Am Sonntag nun radelten die Elitefahrer an Münchens schönsten Ecken vorbei, als habe, was die Werbung für den Radsport betrifft, auch hier das Stadtmarketing übernommen. Auf den letzten fünfeinhalb Runden nahmen die Kameras für das internationale Fernsehpublikum die Theresienwiese mit den bereits aufgebauten Oktoberfestzelten, den Stachus, den Friedensengel und das Siegestor ins Visier. Dreimal die Ludwigsstraße entlang, dann hatte das geduldige Peloton 27 Kilometer vor der Zielankunft endlich auch die beiden Ausreißer geschluckt.
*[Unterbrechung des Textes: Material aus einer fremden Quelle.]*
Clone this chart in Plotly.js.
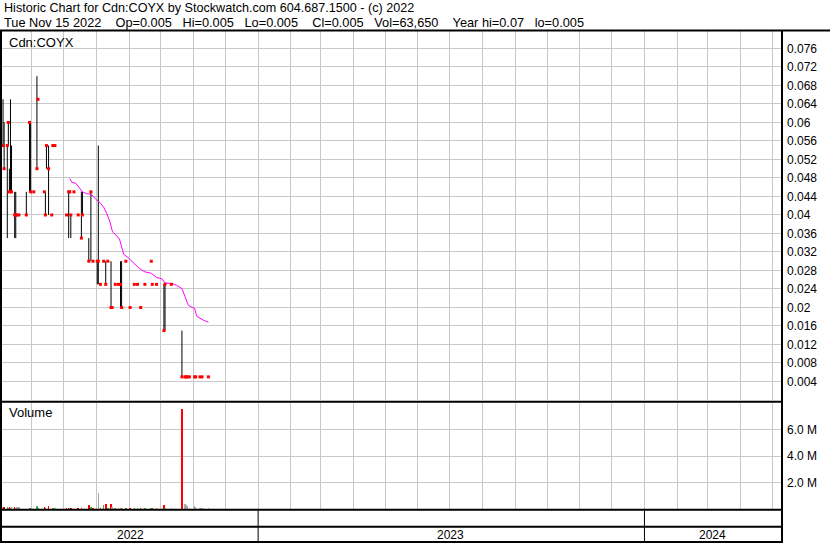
<!DOCTYPE html>
<html><head><meta charset="utf-8">
<script src="https://cdn.plot.ly/plotly-3.0.1.min.js"></script>
<style>html,body{margin:0;padding:0;background:#fff;overflow:hidden}#chart{width:830px;height:543px}</style>
</head><body><div id="chart"></div>
<script>
// ---- data ----
const dates = ['2022-05-05','2022-05-06','2022-05-09','2022-05-10','2022-05-11','2022-05-12','2022-05-13','2022-05-16','2022-05-17','2022-05-18',
'2022-05-20','2022-05-27','2022-05-30','2022-05-31','2022-06-03','2022-06-06','2022-06-07','2022-06-13','2022-06-14','2022-06-15',
'2022-06-17','2022-06-20','2022-06-21','2022-06-23','2022-07-04','2022-07-06','2022-07-07','2022-07-08','2022-07-11','2022-07-15',
'2022-07-18','2022-07-19','2022-07-25','2022-07-27','2022-07-29','2022-08-02','2022-08-03','2022-08-05','2022-08-08','2022-08-10',
'2022-08-12','2022-08-15','2022-08-16','2022-08-19','2022-08-22','2022-08-24','2022-08-25','2022-08-29','2022-09-02','2022-09-06',
'2022-09-09','2022-09-12','2022-09-16','2022-09-22','2022-09-23','2022-09-27','2022-10-04','2022-10-05','2022-10-11','2022-10-21',
'2022-10-24','2022-10-25','2022-10-26','2022-10-28','2022-11-02','2022-11-03','2022-11-07','2022-11-09','2022-11-15'];
const highs = [.065,.060,.055,.060,.050,.065,.055,.045,.045,.040,
.040,.045,.060,.060,.045,.070,.065,.045,.045,.055,
.055,.040,.055,.055,.040,.045,.045,.040,.045,.040,
.045,.045,.035,.045,.030,.030,.055,.025,.030,.030,
.030,.030,.020,.025,.025,.030,.030,.030,.020,.025,
.025,.020,.025,.030,.025,.025,.025,.025,.025,.015,
.005,.005,.005,.005,.005,.005,.005,.005,.005];
const lows = [.055,.050,.035,.055,.045,.045,.045,.035,.035,.040,
.040,.040,.045,.045,.045,.050,.065,.045,.040,.050,
.040,.040,.055,.055,.040,.035,.045,.035,.045,.040,
.035,.040,.030,.030,.030,.025,.025,.025,.030,.025,
.030,.020,.020,.025,.025,.020,.020,.030,.020,.025,
.025,.020,.025,.030,.025,.025,.015,.015,.025,.005,
.005,.005,.005,.005,.005,.005,.005,.005,.005];
const closes = [.055,.050,.055,.060,.045,.045,.045,.040,.040,.040,
.040,.040,.060,.045,.045,.050,.065,.045,.040,.055,
.050,.040,.055,.055,.040,.045,.045,.040,.045,.040,
.035,.040,.030,.045,.030,.030,.030,.025,.030,.025,
.030,.020,.020,.025,.025,.025,.020,.030,.020,.025,
.025,.020,.025,.030,.025,.025,.015,.025,.025,.005,
.005,.005,.005,.005,.005,.005,.005,.005,.005];
const volumes = [150000,150000,150000,100000,150000,100000,150000,170000,100000,150000,
150000,30000,75000,75000,30000,220000,75000,150000,75000,30000,
220000,30000,75000,75000,75000,75000,75000,75000,30000,75000,
75000,30000,300000,170000,75000,30000,1190000,75000,300000,370000,
75000,370000,150000,75000,75000,75000,50000,75000,75000,75000,
75000,75000,75000,50000,75000,75000,300000,75000,75000,7540000,
370000,300000,220000,75000,220000,150000,50000,75000,63650];
const maDates = ['2022-07-07','2022-07-09','2022-07-13','2022-07-15','2022-07-17','2022-07-19','2022-07-23','2022-07-26','2022-07-29','2022-08-01',
'2022-08-04','2022-08-08','2022-08-11','2022-08-14','2022-08-16','2022-08-17','2022-08-20','2022-08-23','2022-08-25','2022-08-27',
'2022-08-31','2022-09-03','2022-09-07','2022-09-11','2022-09-16','2022-09-22','2022-09-27','2022-10-02','2022-10-05','2022-10-11',
'2022-10-16','2022-10-21','2022-10-24','2022-10-27','2022-10-30','2022-11-02','2022-11-04','2022-11-07','2022-11-10','2022-11-15'];
const maValues = [.0479,.0471,.0468,.0462,.0455,.0450,.0446,.0445,.0441,.0433,
.0428,.0417,.0403,.0385,.0367,.0362,.0356,.0348,.0331,.0315,
.0308,.0301,.0294,.0284,.0277,.0274,.0265,.0262,.0253,.0252,
.0248,.0241,.0223,.0205,.0201,.0198,.0181,.0176,.0173,.0168];
const priceTickValues = [0.004,0.008,0.012,0.016,0.02,0.024,0.028,0.032,0.036,0.04,0.044,0.048,0.052,0.056,0.06,0.064,0.068,0.072,0.076];
const priceTickLabels = ['0.004','0.008','0.012','0.016','0.02','0.024','0.028','0.032','0.036','0.04','0.044','0.048','0.052','0.056','0.06','0.064','0.068','0.072','0.076'];
const volTickValues = [2000000,4000000,6000000];
const volTickLabels = ['2.0 M','4.0 M','6.0 M'];
const years = ['2022','2023','2024'];
const headerLines = ['Historic Chart for Cdn:COYX by Stockwatch.com 604.687.1500 - (c) 2022',
'Tue Nov 15 2022    Op=0.005   Hi=0.005   Lo=0.005    Cl=0.005   Vol=63,650    Year hi=0.07   lo=0.005'];
const symbolLabel = 'Cdn:COYX';
const volumeLabel = 'Volume';

// ---- layout helpers ----
const W = 830, H = 543;
const PX = p => p / W, PY = p => 1 - p / H;
const X_RANGE = ['2022-05-04', '2024-05-09'];
const FONT = 'Liberation Sans, Arial, sans-serif';
const GRID = '#c8c8c8';
const RED = '#ff0000', GREEN = '#3cb043', GRAY = '#a8a8a8';

// high-low segments
const hlX = [], hlY = [];
dates.forEach((d, i) => { if (highs[i] > lows[i]) { hlX.push(d, d, null); hlY.push(lows[i], highs[i], null); } });
// volume colours: change of close vs previous close
const volColors = closes.map((c, i) => i === 0 ? GRAY : (c > closes[i-1] ? GREEN : (c < closes[i-1] ? RED : GRAY)));

const traces = [
  {type:'scatter', mode:'lines', x:hlX, y:hlY, xaxis:'x', yaxis:'y', line:{color:'#000', width:1}, connectgaps:false, hoverinfo:'skip'},
  {type:'scatter', mode:'lines', x:maDates, y:maValues, xaxis:'x', yaxis:'y', line:{color:'#ff00ff', width:1}, hoverinfo:'skip'},
  {type:'scatter', mode:'markers', x:dates, y:closes, xaxis:'x', yaxis:'y', marker:{symbol:'square', size:3, color:RED, line:{width:0}}, hoverinfo:'skip'},
  {type:'bar', x:dates, y:volumes, xaxis:'x2', yaxis:'y2', marker:{color:volColors, line:{width:0}}, width:1.5*86400000, hoverinfo:'skip'}
];

const xBase = {type:'date', range:X_RANGE, domain:[PX(2), PX(781)], showgrid:true, gridcolor:GRID, gridwidth:1,
  dtick:'M1', tick0:'2022-01-01', showticklabels:false, ticks:'', zeroline:false, showline:false, fixedrange:true};

const shapes = [];
const hline = (y, x0, x1, w) => shapes.push({type:'line', xref:'paper', yref:'paper', x0:PX(x0), x1:PX(x1), y0:PY(y), y1:PY(y), line:{color:'#000', width:w}});
const vline = (x, y0, y1, w) => shapes.push({type:'line', xref:'paper', yref:'paper', x0:PX(x), x1:PX(x), y0:PY(y0), y1:PY(y1), line:{color:'#000', width:w}});
hline(30.5, 0, 830, 2);
hline(401.8, 0, 783, 2);
hline(509.8, 0, 783, 2);
hline(526.8, 0, 783, 2);
hline(542, 0, 783, 2);
vline(1, 30, 543, 2);
vline(782, 30, 543, 2);
years.slice(1).forEach(yr => shapes.push({type:'line', xref:'x', yref:'paper', x0:yr+'-01-01', x1:yr+'-01-01', y0:PY(543), y1:PY(510.5), line:{color:'#000', width:1}}));

const annotations = [];
const txt = (s, xp, yp, size) => annotations.push({text:s.replace(/ /g,'\u00a0'), xref:'paper', yref:'paper', x:PX(xp), y:PY(yp), xanchor:'left', yanchor:'middle', showarrow:false, font:{family:FONT, size:size, color:'#000'}, borderpad:0});
txt(headerLines[0], 3, 8, 12.6);
txt(headerLines[1], 3, 22, 12.75);
txt(symbolLabel, 8, 42, 13);
txt(volumeLabel, 8, 413, 13);
const r0 = new Date(X_RANGE[0]).getTime(), r1 = new Date(X_RANGE[1]).getTime();
years.forEach(yr => {
  const a = Math.max(r0, new Date(yr+'-01-01').getTime());
  const b = Math.min(r1, new Date((+yr+1)+'-01-01').getTime());
  annotations.push({text:yr, xref:'x', yref:'paper', x:new Date((a+b)/2).toISOString().slice(0,10), y:PY(534.5), xanchor:'center', yanchor:'middle', showarrow:false, font:{family:FONT, size:12, color:'#000'}, borderpad:0});
});

const layout = {
  width:W, height:H, margin:{l:0, r:0, t:0, b:0}, paper_bgcolor:'#fff', plot_bgcolor:'#fff', showlegend:false,
  xaxis: Object.assign({}, xBase, {anchor:'y'}),
  xaxis2: Object.assign({}, xBase, {anchor:'y2', matches:'x'}),
  yaxis: {domain:[PY(400), PY(31)], range:[0, (400-31)/4626], side:'right', anchor:'x', tickmode:'array', tickvals:priceTickValues, ticktext:priceTickLabels,
    showgrid:true, gridcolor:GRID, gridwidth:1, zeroline:false, showline:false, ticks:'', ticklabelstandoff:5,
    tickfont:{family:FONT, size:12, color:'#000'}, fixedrange:true},
  yaxis2: {domain:[PY(509), PY(403)], range:[0, 8000000], side:'right', anchor:'x2', tickmode:'array', tickvals:volTickValues, ticktext:volTickLabels,
    showgrid:true, gridcolor:GRID, gridwidth:1, zeroline:false, showline:false, ticks:'', ticklabelstandoff:5,
    tickfont:{family:FONT, size:12, color:'#000'}, fixedrange:true},
  bargap:0, shapes:shapes, annotations:annotations
};
Plotly.newPlot('chart', traces, layout, {staticPlot:true, displayModeBar:false});
</script></body></html>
Den Traum der deutschen Sprinter auf einen prachtvollen Sieg auf der Prachtstraße hatte kurz zuvor der Sturz des hoch motivierten Pascal Ackermann beendet. Er touchierte auf dem Stadtkurs ein Absperrgitter, verlor den Halt und zog sich eine Platzwunde an der Hand zu. "Dreißig Leute vor ihm, da konnte er das Gitter gar nicht sehen", erklärte der Kollege Phil Bauhaus, dem zum Schluss die Kraft ausging, so dass er im Zielspurt als bester Deutscher Sechszehnter wurde. Als Schnellster nach gut viereinhalb Stunden war der Niederländer Fabio Jakobsen am Odeonsplatz angekommen, vor Arnaud Demare aus Frankreich und dem Belgier Tim Merlier.

Die Bilanz falle frustrierend aus, sagte Zemke: "Nach dem Sturz konnten wir nur zu Plan B greifen. Und der hat nicht funktioniert." Roger Kluge, 36, hingegen stand abgekämpft, aber auch mit einem Lächeln im Ziel. Er habe es genossen, sagte er über viereinhalbstündige bayerische Bilderbuch-Radltour. "Ich wäre sogar die letzten fünf Runde nochmal gefahren", sagte er. Naja, fügte er nach kurzem Nachdenken an: "Vielleicht kleinere Runden."